The instrument was now tested in over 400 hospitalized older patients[1] half of whom were subject to standard geriatric treatment; the other half was randomized to receive a FORTA-guided intervention. The application of FORTA improves medication quality as measured by the FORTA-score; this new score sums up individual treatment errors of overtreatment (no disease for the drug, or drug in suboptimal FORTA class) and undertreatment (disease not treated or not treated by best available drug). It was improved by 2.5fold in the FORTA compared to the standard treatment group at very high significance. This is reflected in clinical outcomes which are very important to the patient: side effects of drugs were significantly reduced; one needs to treat only 5 patients to avoid one side effect. The study also showed that the FORTA principle and list can easily be introduced into clinical reality and teaching it to doctors is not difficult.
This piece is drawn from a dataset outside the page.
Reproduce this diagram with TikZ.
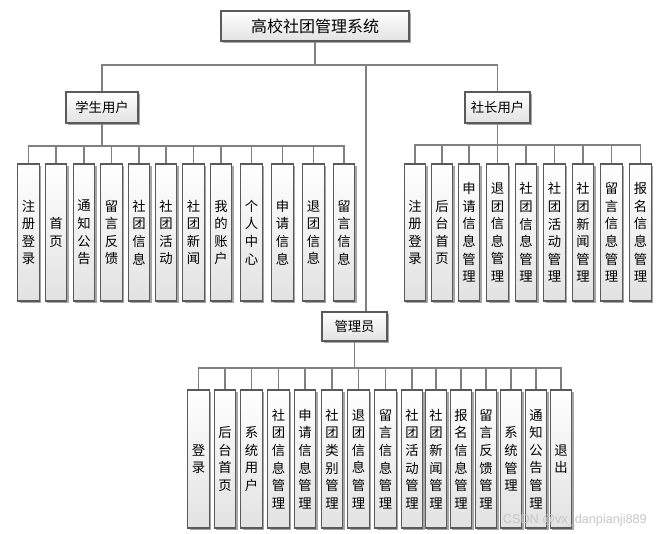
\documentclass[tikz,border=0pt]{standalone}
\usepackage{fontspec}
\setmainfont{Noto Sans CJK SC}
\newfontfamily\wmfont{Liberation Sans}
\usetikzlibrary{shadows}
\definecolor{bordc}{HTML}{5A5A5A}
\definecolor{linec}{HTML}{808080}
\definecolor{boxbot}{HTML}{E2E2E2}
\begin{document}
\begin{tikzpicture}[x=0.75pt,y=-0.75pt,
  box/.style={draw=bordc, line width=0.8pt, top color=white, bottom color=boxbot,
    drop shadow={shadow xshift=1.6pt, shadow yshift=-1.6pt, opacity=0.35, fill=black},
    inner sep=0pt, align=center},
  head/.style={box, font=\fontsize{10}{12}\selectfont},
  leaf/.style={box, minimum width=16.1pt, minimum height=102.75pt, font=\fontsize{10}{13.2}\selectfont},
  aleaf/.style={leaf, minimum height=103.5pt},
  conn/.style={draw=linec, line width=1pt}]
\useasboundingbox (0,0) rectangle (658,533);

% top level
\node[head, minimum width=141pt, minimum height=22.5pt, font=\fontsize{12}{14}\selectfont] (root) at (315,26) {高校社团管理系统};
\node[head, minimum width=54pt, minimum height=23.25pt] (stu) at (102,107.5) {学生用户};
\node[head, minimum width=48.75pt, minimum height=23.25pt] (pres) at (497.5,107.5) {社长用户};
\node[head, minimum width=48.75pt, minimum height=21.75pt] (adm) at (354.5,326.5) {管理员};

\coordinate (rbus) at (315,65);
\coordinate (ain) at (366,65);
\draw[conn] (root.south) -- (rbus);
\draw[conn] (rbus) -| (stu.north);
\draw[conn] (rbus) -| (pres.north);
\draw[conn] (ain) -- (ain |- adm.north);

% student children
\coordinate (sbus) at (102,146);
\draw[conn] (stu.south) -- (sbus);
\foreach \x/\t [count=\i] in {
  28.5/{注\\册\\登\\录}, 56/{首\\页}, 84/{通\\知\\公\\告}, 111.5/{留\\言\\反\\馈},
  139/{社\\团\\信\\息}, 166/{社\\团\\活\\动}, 193.5/{社\\团\\新\\闻}, 221/{我\\的\\账\\户},
  251.5/{个\\人\\中\\心}, 282.5/{申\\请\\信\\息}, 313.5/{退\\团\\信\\息}, 344/{留\\言\\信\\息}}{
  \node[leaf] (s\i) at (\x,232.5) {\t};
  \draw[conn] (sbus) -| (s\i.north);
}

% president children
\coordinate (pbus) at (497.5,145);
\draw[conn] (pres.south) -- (pbus);
\foreach \x/\t [count=\i] in {
  415/{注\\册\\登\\录}, 442/{后\\台\\首\\页}, 469/{申\\请\\信\\息\\管\\理}, 497.5/{退\\团\\信\\息\\管\\理},
  526/{社\\团\\信\\息\\管\\理}, 554.5/{社\\团\\活\\动\\管\\理}, 583/{社\\团\\新\\闻\\管\\理},
  611.5/{留\\言\\信\\息\\管\\理}, 640.5/{报\\名\\信\\息\\管\\理}}{
  \node[leaf] (p\i) at (\x,232.5) {\t};
  \draw[conn] (pbus) -| (p\i.north);
}

% admin children
\coordinate (abus) at (354.5,368);
\draw[conn] (adm.south) -- (abus);
\foreach \x/\t [count=\i] in {
  198.5/{登\\录}, 225/{后\\台\\首\\页}, 251.5/{系\\统\\用\\户}, 278.5/{社\\团\\信\\息\\管\\理},
  305/{申\\请\\信\\息\\管\\理}, 332/{社\\团\\类\\别\\管\\理}, 358.5/{退\\团\\信\\息\\管\\理},
  385.5/{留\\言\\信\\息\\管\\理}, 412/{社\\团\\活\\动\\管\\理}, 436/{社\\团\\新\\闻\\管\\理},
  461/{报\\名\\信\\息\\管\\理}, 486/{留\\言\\反\\馈\\管\\理}, 511/{系\\统\\管\\理},
  536/{通\\知\\公\\告\\管\\理}, 561/{退\\出}}{
  \node[aleaf] (a\i) at (\x,459) {\t};
  \draw[conn] (abus) -| (a\i.north);
}

% watermark
\node[font=\wmfont\fontsize{9.5}{11}\selectfont, text=gray!45, anchor=east, inner sep=0pt] (wm) at (647,520) {CSDN @vx\_danpianji889};
\end{tikzpicture}
\end{document}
The typical use of the FORTA scheme would address general practitioners who receive multiple medication advices from different medical specialities for their patients; this is sometimes termed “additive medicine”. They would then synthesize the recommendations into a rank order of drugs that they could—with some rational judgment on top of the scheme—use to cut the list short. If important drugs are lacking, they would add important drugs known to really help older people. All this can be done within 10-15 min which seems to be not too much time to be spent on a challenging, complex older patient who otherwise may cause more trouble and consume more time due to complications.
The outcome is a medication scheme that is optimized and individualized to meet the requirements of older people by both avoiding harmful drugs, but also ensuring their participation in the great benefits of a growing number of drugs known to help older people. Its application requires knowledge on the patient to be treated as an individual, but comes with the charm of simplicity.
The FORTA list is being updated, a comparison of European FORTA lists for several countries is under way, and further clinical tests are planned to further support the usefulness of this new principle in other clinical settings e.g. in general practices or nursing homes.
[1] Wehling, M., Burkhardt, H., Kuhn-Thiel, A., Pazan, F., Throm, C., Weiss, C., Frohnhofen, H.
VALFORTA: a randomized trial to validate the FORTA (Fit fOR The Aged) classification.
Age Ageing Jan 18, 2016, doi: 10.1093/ageing/afv200 [Epub ahead of print]
Not at all sure this is the answer, it risks emulating the classic Monty Sketch of the “Royal Society for put things on top of other things”. I think Pharmacists working with primary care and various specialists are the solution but hey community pharmacist’s only get fees for prescribing. Therein lies an opportunity……….get rid of a perverse incentive and replace with a professional fee.